Instruit de cette perfidie, Charles le Bel envoya dans la Guyenne une puissante armée commandée par son oncle Charles, comte de Valois, qui fit de rapides et faciles conquêtes, prit plusieurs villes et bourgs, prit et rasa la bastille, cause de cette guerre. Le roi d’Angleterre recourut à des négociations ; il envoya auprès du roi de France son épouse Isabelle, sœur du roi Charles. Elle parvint à conclure, le 31 mai 1325, un traité de paix entre les deux puissances ; mais cette pacification ne fut pas durable. Isabelle, craignant des persécutions en Angleterre, et retenue en France par un tendre attachement pour le jeune comte de la Marche, resta dans ce dernier royaume et habitait le Ponthieu avec son fils, le prince Édouard. Les instances de son époux pour la rappeler auprès de lui furent inutiles. Le roi d’Angleterre, irrité d’un retardement aussi prolongé et peu nécessaire, irrité de la protection que lui accordait Charles le Bel, rompit le traité de paix et fit la guerre à la France. La Guyenne fut le malheureux théâtre de ces nouvelles hostilités, on se battit avec fureur. Charles le Bel, sollicité de toutes parts de renvoyer sa sœur Isabelle en Angleterre, y consentit. Cette princesse se retira avec répugnance, et une lenteur méditée. Arrivée en Angleterre, elle y excita un soulèvement contre le roi son époux, qui fut fait prisonnier, dégradé et égorgé dans sa prison. Cette femme galante et ambitieuse fit, dans le règne suivant, beaucoup de mal à la France.
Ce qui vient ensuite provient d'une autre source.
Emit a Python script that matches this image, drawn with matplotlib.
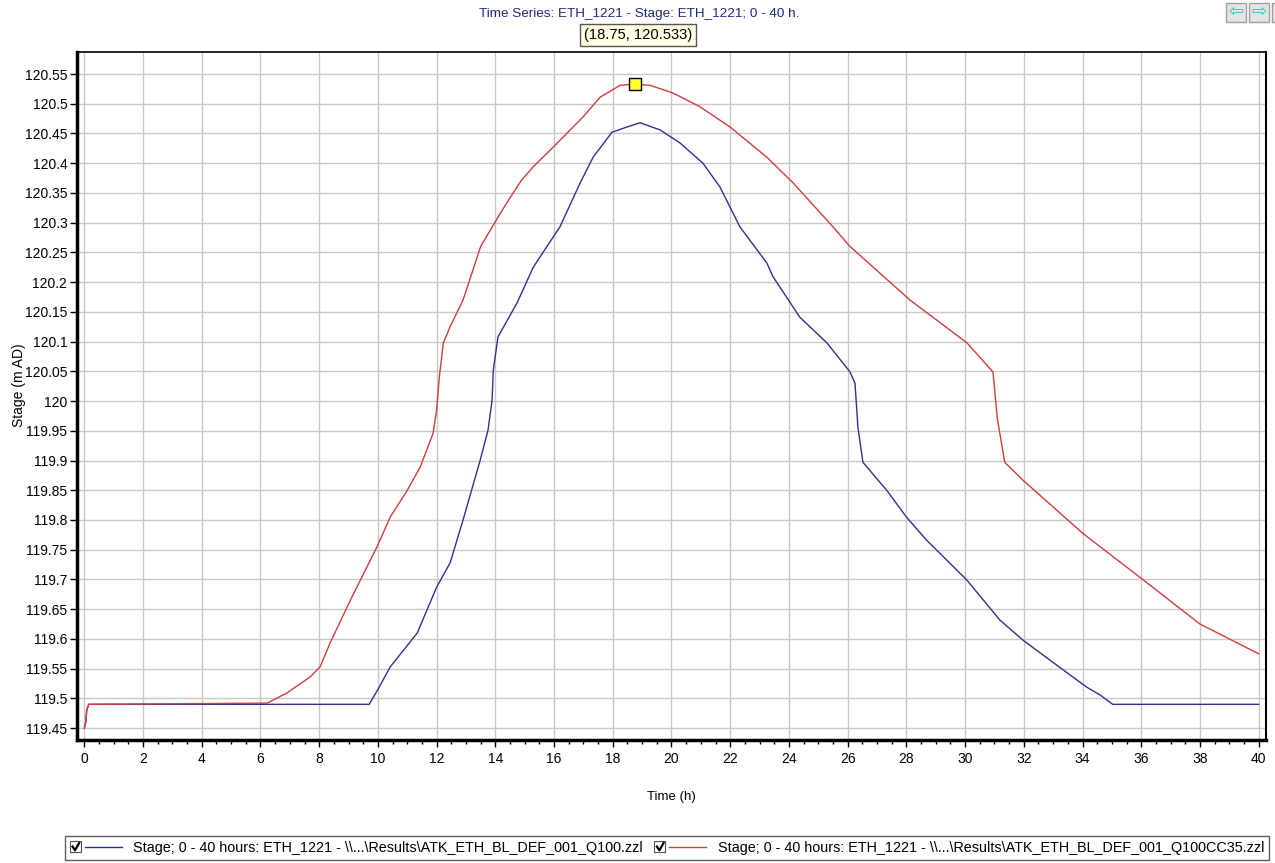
import matplotlib
matplotlib.use('Agg')
import matplotlib.pyplot as plt
from matplotlib.lines import Line2D
from matplotlib.patches import Rectangle
from matplotlib.legend_handler import HandlerBase
from matplotlib.ticker import MultipleLocator

plt.rcParams['font.family'] = ['Liberation Sans', 'DejaVu Sans']

# Q100 baseline run (blue)
t_base = [0, 0.05, 0.08, 0.15, 9.70, 10.0, 10.42, 11.34, 12.0, 12.46, 12.9, 13.48,
          13.75, 13.89, 13.93, 14.09, 14.74, 15.29, 16.2, 16.89, 17.33, 17.97, 18.49,
          18.93, 19.61, 20.29, 21.07, 21.65, 22.33, 23.25, 23.46, 24.37, 25.29, 26.08,
          26.25, 26.35, 26.52, 27.33, 28.0, 28.69, 30.06, 31.18, 31.97, 33.2, 34.14,
          34.59, 35.03, 40.0]
s_base = [119.45, 119.46, 119.48, 119.49, 119.49, 119.515, 119.553, 119.61, 119.687,
          119.728, 119.80, 119.90, 119.951, 120.002, 120.052, 120.108, 120.165, 120.225,
          120.293, 120.367, 120.41, 120.452, 120.461, 120.468, 120.456, 120.434, 120.40,
          120.36, 120.293, 120.232, 120.209, 120.141, 120.098, 120.049, 120.03, 119.956,
          119.897, 119.85, 119.805, 119.766, 119.699, 119.632, 119.598, 119.553, 119.519,
          119.506, 119.49, 119.49]

# Q100CC35 climate change run (red)
t_cc = [0, 0.05, 0.08, 0.15, 6.23, 6.9, 7.69, 8.03, 8.37, 9.06, 9.97, 10.42, 11.0,
        11.44, 11.88, 12.0, 12.09, 12.23, 12.46, 12.9, 13.5, 14.16, 14.54, 14.9, 15.29,
        15.97, 16.99, 17.57, 18.25, 18.75, 19.27, 20.05, 20.97, 21.99, 23.25, 24.14,
        25.5, 26.08, 28.12, 30.06, 30.95, 31.1, 31.35, 31.97, 34.0, 34.6, 36.05, 38.0,
        40.0]
s_cc = [119.45, 119.46, 119.48, 119.49, 119.492, 119.509, 119.536, 119.553, 119.593,
        119.665, 119.755, 119.805, 119.85, 119.889, 119.946, 119.985, 120.04, 120.098,
        120.125, 120.17, 120.26, 120.315, 120.345, 120.372, 120.394, 120.427, 120.478,
        120.511, 120.531, 120.533, 120.531, 120.518, 120.495, 120.461, 120.41, 120.367,
        120.293, 120.26, 120.17, 120.098, 120.049, 119.97, 119.897, 119.867, 119.778,
        119.755, 119.70, 119.625, 119.575]

peak = (18.75, 120.533)

label_base = 'Stage; 0 - 40 hours: ETH_1221 - \\\\...\\Results\\ATK_ETH_BL_DEF_001_Q100.zzl'
label_cc = 'Stage; 0 - 40 hours: ETH_1221 - \\\\...\\Results\\ATK_ETH_BL_DEF_001_Q100CC35.zzl'


class CheckLineHandler(HandlerBase):
    # checkbox followed by a short line sample
    def create_artists(self, legend, orig_handle, xdescent, ydescent, width, height,
                       fontsize, trans):
        x0 = -xdescent
        y = height / 2 - ydescent
        bs = 8
        box = Rectangle((x0, y - bs / 2), bs, bs, fc='white', ec='#505050', lw=0.8,
                        transform=trans)
        tick = Line2D([x0 + 1.8, x0 + 3.6, x0 + 6.6], [y + 0.3, y - 2.4, y + 2.8],
                      color='black', lw=1.6, transform=trans)
        line = Line2D([x0 + bs + 2.5, x0 + width], [y, y], color=orig_handle.get_color(),
                      lw=1.0, transform=trans)
        return [box, tick, line]


W, H = 1275, 863
fig = plt.figure(figsize=(W / 100, H / 100), dpi=100)
ax = fig.add_axes([77 / W, 1 - 740 / H, (1266 - 77) / W, (740 - 52) / H])

blue = '#2e3192'
red = '#d23c3c'
lb, = ax.plot(t_base, s_base, color=blue, lw=1.0)
lr, = ax.plot(t_cc, s_cc, color=red, lw=1.0)
ax.plot([peak[0]], [peak[1]], marker='s', ms=9, mfc='#ffff33', mec='black', mew=1, zorder=5)

ax.set_xlim(-0.25, 40.25)
ax.set_ylim(119.43, 120.587)
ax.xaxis.set_major_locator(MultipleLocator(2))
ax.xaxis.set_minor_locator(MultipleLocator(0.5))
ax.set_yticks([119.45 + 0.05 * i for i in range(23)])
ax.set_yticklabels(['%g' % round(119.45 + 0.05 * i, 2) for i in range(23)])
ax.grid(True, color='#c8c8c8', lw=1)
ax.set_axisbelow(True)
ax.tick_params(labelsize=10, length=5, width=1)
ax.tick_params(axis='y', pad=2)
ax.tick_params(which='minor', length=3, width=1)

ax.spines['left'].set_linewidth(2.5)
ax.spines['bottom'].set_linewidth(2.5)
ax.spines['top'].set_linewidth(1.2)
ax.spines['right'].set_linewidth(1.5)

ax.set_xlabel('Time (h)', fontsize=9.5)
ax.xaxis.set_label_coords(0.5, -0.074)
ax.set_ylabel('Stage (m AD)', fontsize=10)
ax.yaxis.set_label_coords(-0.043, 0.516)

fig.text(639 / W, 1 - 14 / H, 'Time Series: ETH_1221 - Stage: ETH_1221; 0 - 40 h.',
         ha='center', va='center', fontsize=9.7, color='#1f2a7a')

# tooltip at the picked point
fig.text(638 / W, 1 - 35 / H, '(%g, %g)' % peak, ha='center', va='center', fontsize=10.6,
         bbox=dict(boxstyle='square,pad=0.25', fc='#ffffe1', ec='#555555', lw=1), zorder=10)

# navigation buttons top right
for i, arrow in enumerate(['\u21e6', '\u21e8']):
    x0 = 1226 + i * 23
    fig.patches.append(Rectangle((x0 / W, 1 - 22 / H), 20 / W, 19 / H, transform=fig.transFigure,
                                 fc='#e4e4e4', ec='#a0a0a0', lw=1))
    fig.text((x0 + 10) / W, 1 - 12 / H, arrow, ha='center', va='center', fontsize=13,
             color='#20c8d8', family='DejaVu Sans')
fig.patches.append(Rectangle((1272 / W, 1 - 22 / H), 10 / W, 19 / H, transform=fig.transFigure,
                             fc='#e4e4e4', ec='#a0a0a0', lw=1))

leg = fig.legend([lb, lr], [label_base, label_cc], loc='lower center', ncol=2,
                 bbox_to_anchor=(667 / W, 3 / H), fontsize=10.35, frameon=True, fancybox=False,
                 edgecolor='#333333', handlelength=3.6, handletextpad=0.8, columnspacing=0.8,
                 borderaxespad=0, borderpad=0.35,
                 handler_map={Line2D: CheckLineHandler()})
leg.get_frame().set_linewidth(1)

fig.savefig('out.png', dpi=100)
Cependant la guerre continuait en Guyenne, elle reçut même un nouveau degré d’activité par l’intervention des nombreux bâtards de la noblesse gasconne, qui tenait le parti des Anglais. Cette guerre fut nommée la guerre des Bâtards. Charles le Bel demanda des secours à Alphonse d’Espagne, qui vint en Languedoc ; d’autre part, il y envoya une armée commandée par le maréchal de Briquebec, et les ennemis légitimes ou bâtards furent mis en déroute.

Charles le Bel tomba malade à Vincennes, et y mourut le 1er février 1328, âgé de 34 ans, après six ans de règne. Quoiqu’il se fût marié trois fois, il ne laissa point d’enfant mâle. La ligne directe des Capétiens se termina en sa personne ; elle fut continuée par la branche collatérale des Valois.
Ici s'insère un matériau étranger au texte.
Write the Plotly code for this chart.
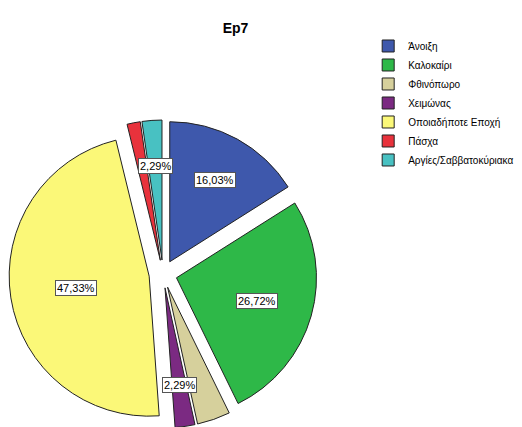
import numpy as np
import plotly.graph_objects as go

labels = ["Άνοιξη", "Καλοκαίρι", "Φθινόπωρο", "Χειμώνας",
          "Οποιαδήποτε Εποχή", "Πάσχα", "Αργίες/Σαββατοκύριακα"]
values = [16.03, 26.72, 3.82, 2.29, 47.33, 1.53, 2.29]
shown = [True, True, False, True, True, False, True]
colors = ["#3e58ac", "#2eb848", "#d6d09c", "#7b2a82",
          "#fbf878", "#e8323c", "#48c1c2"]

W, H = 522, 427
pull = 0.1
dom_x = [0.0, 310 / W]
dom_y = [1 - 420 / H, 1 - 112 / H]

fig = go.Figure(go.Pie(
    labels=labels, values=values, sort=False, direction="clockwise",
    rotation=0, pull=[pull] * len(values),
    marker=dict(colors=colors, line=dict(color="#222222", width=1)),
    textinfo="none", hoverinfo="label+percent",
    domain=dict(x=dom_x, y=dom_y),
))

# label boxes placed from the data's slice angles
dw = (dom_x[1] - dom_x[0]) * W
dh = (dom_y[1] - dom_y[0]) * H
r = min(dw, dh) / 2 / (1 + pull)
cx = (dom_x[0] + dom_x[1]) / 2 * W
cy = (1 - (dom_y[0] + dom_y[1]) / 2) * H
vals = np.array(values)
cum = np.cumsum(vals) - vals / 2
mid = cum / vals.sum() * 2 * np.pi
frac = [0.67, 0.6, 0.7, 0.7, 0.53, 0.7, 0.67]
for i, lab in enumerate(labels):
    if not shown[i]:
        continue
    d = (frac[i] + pull) * r
    px = cx + d * np.sin(mid[i])
    py = cy - d * np.cos(mid[i])
    fig.add_annotation(
        x=px / W, y=1 - py / H, xref="paper", yref="paper",
        xanchor="center", yanchor="middle",
        text=f"{values[i]:.2f}%".replace(".", ","), showarrow=False,
        font=dict(family="Liberation Sans, Arial", size=11, color="black"),
        bgcolor="white", bordercolor="#555555", borderwidth=1, borderpad=1,
    )

fig.update_layout(
    width=W, height=H, margin=dict(l=0, r=0, t=0, b=0, autoexpand=False),
    paper_bgcolor="white", plot_bgcolor="white",
    title=dict(text="<b>Ep7</b>", x=0.436, xanchor="center", y=0.952,
               yanchor="middle",
               font=dict(family="Liberation Sans, Arial", size=14, color="black")),
    legend=dict(x=0.69, y=0.945, xanchor="left", yanchor="top",
                font=dict(family="Liberation Sans, Arial", size=10, color="black"),
                bgcolor="rgba(0,0,0,0)", traceorder="normal", itemwidth=30),
    showlegend=True,
)

fig.write_html("out.html")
Charles, pendant son règne, ne mérita que peu d’éloges, que peu de blâme ; il occupa une place dans l’ordre chronologique. Il n’eut ni l’énergie de son père Philippe le Bel, ni la méchanceté de son frère aîné Louis le Hutin, ni les vues étendues de son autre frère, Philippe le Long.

Les magiciens étaient nombreux sous son règne, Les Parlements punissaient plus sévèrement les vols que les meurtres, qui furent très fréquents. Charles le Bel fut le premier roi qui obligea les roturiers possesseurs de fiefs à payer, pour les conserver, une contribution qui fut nommée droit de franc-fief. Cette ordonnance bursale est la seule innovation qu’il fit pendant son règne.